McEwen noted that the company has had encouragement in its drilling this year at Los Azules, which is one property that could be partially or completely sold to provide some or all of the funding McEwen Mining needs to carry on its business. “That review process and discussions with interested parties has been going on for a while now,” McEwen said, “but we will certainly step up that tempo so that we continue without having to interrupt our game-plan of building this company and achieving our goal of getting included in the S&P 500 down the road.”
Los Azules is a 100%-owned advanced-stage porphyry copper exploration project in the cordilleran region of Argentina’s San Juan province, near the border with Chile. The company claims it is one of the world’s largest undeveloped copper deposits with a mineral resource of 10.3 billion pounds of copper (inferred) and 2.2 billion pounds of copper (indicated).
The San Jose mine, in which Hochschild Mining is the operator and owns 51%, is about 20 km north of Goldcorp’s (G-T, GG-N) Cerro Negro project in the northwestern corner of the Deseado Massif region of Santa Cruz province. Production results for the first quarter of 2012 at the underground mine reached 1.4 million ounces of silver and 20,357 ounces of gold on a 100% basis, and remains on target to meet full-year production guidance of 5.7 million ounces of silver and 85,000 ounces of gold, the company announced in April. The average grade mined during the quarter was 416 grams silver per tonne and 5.98 grams gold per tonne. Silver and gold recoveries averaged 87.8% and 91.6%, respectively.
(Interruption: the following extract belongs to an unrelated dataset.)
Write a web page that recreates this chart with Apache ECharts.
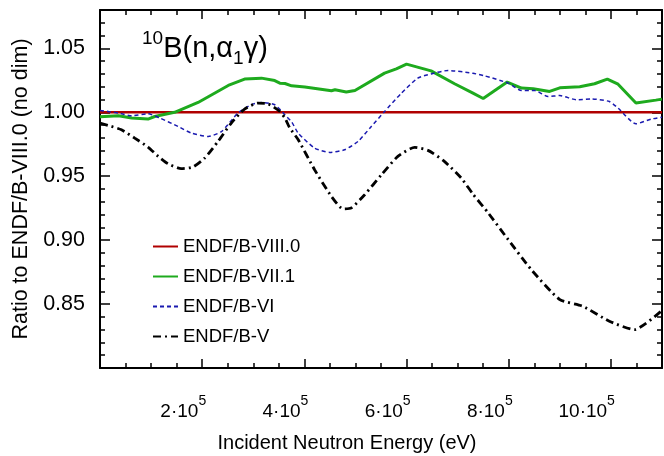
<!DOCTYPE html>
<html><head><meta charset="utf-8">
<script src="https://cdn.jsdelivr.net/npm/echarts@6/dist/echarts.min.js"></script>
<style>html,body{margin:0;padding:0;background:#fff}#c{width:664px;height:456px}</style>
</head><body><div id="c"></div>
<script>
// ---- data ----
const seriesNames = ['ENDF/B-VIII.0', 'ENDF/B-VII.1', 'ENDF/B-VI', 'ENDF/B-V'];
const xTickValues = [200000, 400000, 600000, 800000, 1000000];
const xTickMantissas = ['2', '4', '6', '8', '10'];
const xTickExponent = '5';
const yTickLabels = ['0.85', '0.90', '0.95', '1.00', '1.05'];
const xAxisTitle = 'Incident Neutron Energy (eV)';
const yAxisTitle = 'Ratio to ENDF/B-VIII.0 (no dim)';

const b80 = [[0, 1.0], [1100000, 1.0]];
const b71 = [[0, 0.9965], [36000, 0.9973], [62000, 0.9955], [94000, 0.9947], [107000, 0.9967],
  [146000, 1.000], [192000, 1.0077], [251000, 1.021], [283000, 1.026], [316000, 1.0267],
  [342000, 1.0248], [352000, 1.0228], [362000, 1.0225], [375000, 1.0207], [401000, 1.0197],
  [453000, 1.0168], [460000, 1.0176], [482000, 1.0158], [499000, 1.0170], [557000, 1.0306],
  [580000, 1.034], [600000, 1.0377], [648000, 1.0324], [694000, 1.0223], [730000, 1.015],
  [750000, 1.0108], [797000, 1.0236], [825000, 1.0189], [848000, 1.0184], [880000, 1.0163],
  [900000, 1.0191], [939000, 1.0199], [968000, 1.0223], [993000, 1.026], [1014000, 1.022],
  [1049000, 1.0072], [1088000, 1.0095], [1100000, 1.0103]];
const b6 = [[0, 1.0014], [18000, 1.0005], [36000, 0.9994], [62000, 0.9973], [94000, 0.9988],
  [117000, 0.9955], [153000, 0.9889], [179000, 0.9837], [212000, 0.9811], [238000, 0.985],
  [270000, 0.9994], [296000, 1.0059], [316000, 1.0077], [342000, 1.0059], [362000, 0.998],
  [375000, 0.9925], [388000, 0.9837], [420000, 0.972], [450000, 0.9686], [479000, 0.9707],
  [505000, 0.9772], [531000, 0.9889], [557000, 1.0006], [590000, 1.015], [622000, 1.0267],
  [648000, 1.030], [681000, 1.0327], [730000, 1.0305], [753000, 1.0285], [799000, 1.0228],
  [825000, 1.017], [851000, 1.017], [877000, 1.0123], [900000, 1.0131], [932000, 1.0098],
  [962000, 1.0105], [997000, 1.0084], [1014000, 1.0033], [1049000, 0.991], [1079000, 0.9947],
  [1100000, 0.9962]];
const b5 = [[0, 0.9916], [16000, 0.9897], [42000, 0.9863], [68000, 0.9798], [94000, 0.9728],
  [114000, 0.9655], [133000, 0.9598], [159000, 0.9559], [182000, 0.9572], [205000, 0.9642],
  [231000, 0.9772], [257000, 0.9916], [283000, 1.0025], [309000, 1.0072], [329000, 1.0066],
  [352000, 1.0006], [362000, 0.9955], [371000, 0.988], [388000, 0.9785], [420000, 0.9551],
  [453000, 0.9342], [476000, 0.9244], [492000, 0.9252], [518000, 0.9355], [551000, 0.9512],
  [583000, 0.9655], [616000, 0.9725], [642000, 0.9702], [674000, 0.9616], [707000, 0.9486],
  [730000, 0.936], [760000, 0.9212], [799000, 0.9004], [844000, 0.877], [900000, 0.8535],
  [945000, 0.8483], [997000, 0.8366], [1046000, 0.830], [1100000, 0.845]];

// ---- chart ----
const FONT = 'Liberation Sans';
const X_MIN = 0, X_MAX = 1100000, Y_MIN = 0.80, Y_MAX = 1.08;

function tickAxis(base, position, interval, len, showLine) {
  return Object.assign({
    type: 'value', position: position, interval: interval,
    axisLine: { show: showLine, onZero: false, lineStyle: { color: '#000', width: 2 } },
    axisTick: { show: true, inside: true, length: len, lineStyle: { color: '#000', width: 1.5 } },
    axisLabel: { show: false },
    splitLine: { show: false }
  }, base);
}
const xb = { min: X_MIN, max: X_MAX };
const yb = { min: Y_MIN, max: Y_MAX };

const chart = echarts.init(document.getElementById('c'), null, { renderer: 'canvas' });
const xMain = tickAxis(xb, 'bottom', 200000, 9, true);
xMain.axisLabel = {
  show: true, showMinLabel: false, showMaxLabel: false, align: 'right', margin: 26,
  padding: [0, -4, 0, 0],
  formatter: function (v) {
    const i = xTickValues.indexOf(Math.round(v));
    return i < 0 ? '' : '{m|' + xTickMantissas[i] + '·10}{s|' + xTickExponent + '}';
  },
  rich: {
    m: { fontSize: 19, fontFamily: FONT, color: '#000', lineHeight: 36 },
    s: { fontSize: 14, fontFamily: FONT, color: '#000', lineHeight: 8, verticalAlign: 'top' }
  }
};

const yMain = tickAxis(yb, 'left', 0.05, 10, true);
yMain.axisLabel = {
  show: true, showMinLabel: false, showMaxLabel: false, margin: 15,
  fontSize: 21.5, fontFamily: FONT, color: '#000',
  formatter: function (v) {
    const s = v.toFixed(2);
    return yTickLabels.indexOf(s) >= 0 ? s : '';
  }
};
yMain.name = yAxisTitle;
yMain.nameLocation = 'middle';
yMain.nameGap = 66;
yMain.nameTextStyle = { fontSize: 21.5, fontFamily: FONT, color: '#000' };

const option = {
  animation: false,
  backgroundColor: '#fff',
  grid: { left: 100, right: 2, top: 10, bottom: 88, containLabel: false },
  xAxis: [
    xMain,
    tickAxis(xb, 'bottom', 50000, 5, false),
    tickAxis(xb, 'top', 200000, 9, true),
    tickAxis(xb, 'top', 50000, 5, false)
  ],
  yAxis: [
    yMain,
    tickAxis(yb, 'left', 0.01, 5, false),
    tickAxis(yb, 'right', 0.05, 10, true),
    tickAxis(yb, 'right', 0.01, 5, false)
  ],
  legend: {
    orient: 'vertical', left: 147, top: 232, itemWidth: 25, itemHeight: 14, itemGap: 11,
    itemStyle: { opacity: 0 },
    textStyle: { fontSize: 18.5, fontFamily: FONT, color: '#000', lineHeight: 18 },
    data: seriesNames
  },
  graphic: [{
    type: 'text', left: 142, top: 29,
    style: {
      text: '{sup|10}{m|B(n,α}{sub|1}{m|γ)}',
      rich: {
        m: { fontSize: 29, fontFamily: FONT, fill: '#000', lineHeight: 39 },
        sup: { fontSize: 19, fontFamily: FONT, fill: '#000', lineHeight: 19, verticalAlign: 'top' },
        sub: { fontSize: 19, fontFamily: FONT, fill: '#000', lineHeight: 19, verticalAlign: 'bottom' }
      }
    }
  }, {
    type: 'text', x: 347, y: 433,
    style: { text: xAxisTitle, fontSize: 20, fontFamily: FONT, fill: '#000', textAlign: 'center', textVerticalAlign: 'top' }
  }],
  series: [
    { name: seriesNames[0], type: 'line', data: b80, symbol: 'none', xAxisIndex: 0, yAxisIndex: 0,
      lineStyle: { color: '#b00000', width: 2.5 }, itemStyle: { color: '#b00000' } },
    { name: seriesNames[1], type: 'line', data: b71, symbol: 'none', xAxisIndex: 0, yAxisIndex: 0,
      lineStyle: { color: '#1eaa1e', width: 3 }, itemStyle: { color: '#1eaa1e' } },
    { name: seriesNames[2], type: 'line', data: b6, symbol: 'none', xAxisIndex: 0, yAxisIndex: 0, smooth: 0.2,
      lineStyle: { color: '#1a1ab0', width: 1.5, type: [4, 3] }, itemStyle: { color: '#1a1ab0' } },
    { name: seriesNames[3], type: 'line', data: b5, symbol: 'none', xAxisIndex: 0, yAxisIndex: 0, smooth: 0.2,
      lineStyle: { color: '#000', width: 2.8, type: [8, 4, 2, 4] }, itemStyle: { color: '#000' } }
  ]
};
chart.setOption(option);
</script>
</body></html>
Currently dividends are still being repatriated and the company expects its next dividend payment from San Jose in June, according to chief financial officer Ing.
When asked on the conference call whether he is worried about taxation and royalty creep, McEwen replied: “That is a distinct possibility, not only in Argentina but elsewhere in the world, but yes, that could happen. Actually that would be a better situation because at least we’d be getting revenue.”
As for the short position in the company’s stock, which is reported to be in the range of 8-10%, McEwen noted that all gold stocks have taken quite a hit, adding that “we are in a period where there is normally a cyclical weakness in gold prices, and that is compounded this year by being the year of the presidential election [in the U.S.] and there is a tendency for stocks to weaken through to the election and strengthen after the election, but I can’t offer you any other insights into that.”
At presstime in Toronto, McEwen Mining was trading at $2.56 per share within a 52-week range of $2.02-7.16.
Dahlman Rose & Co. has a buy rating on the stock and a target price of $6.35 per share.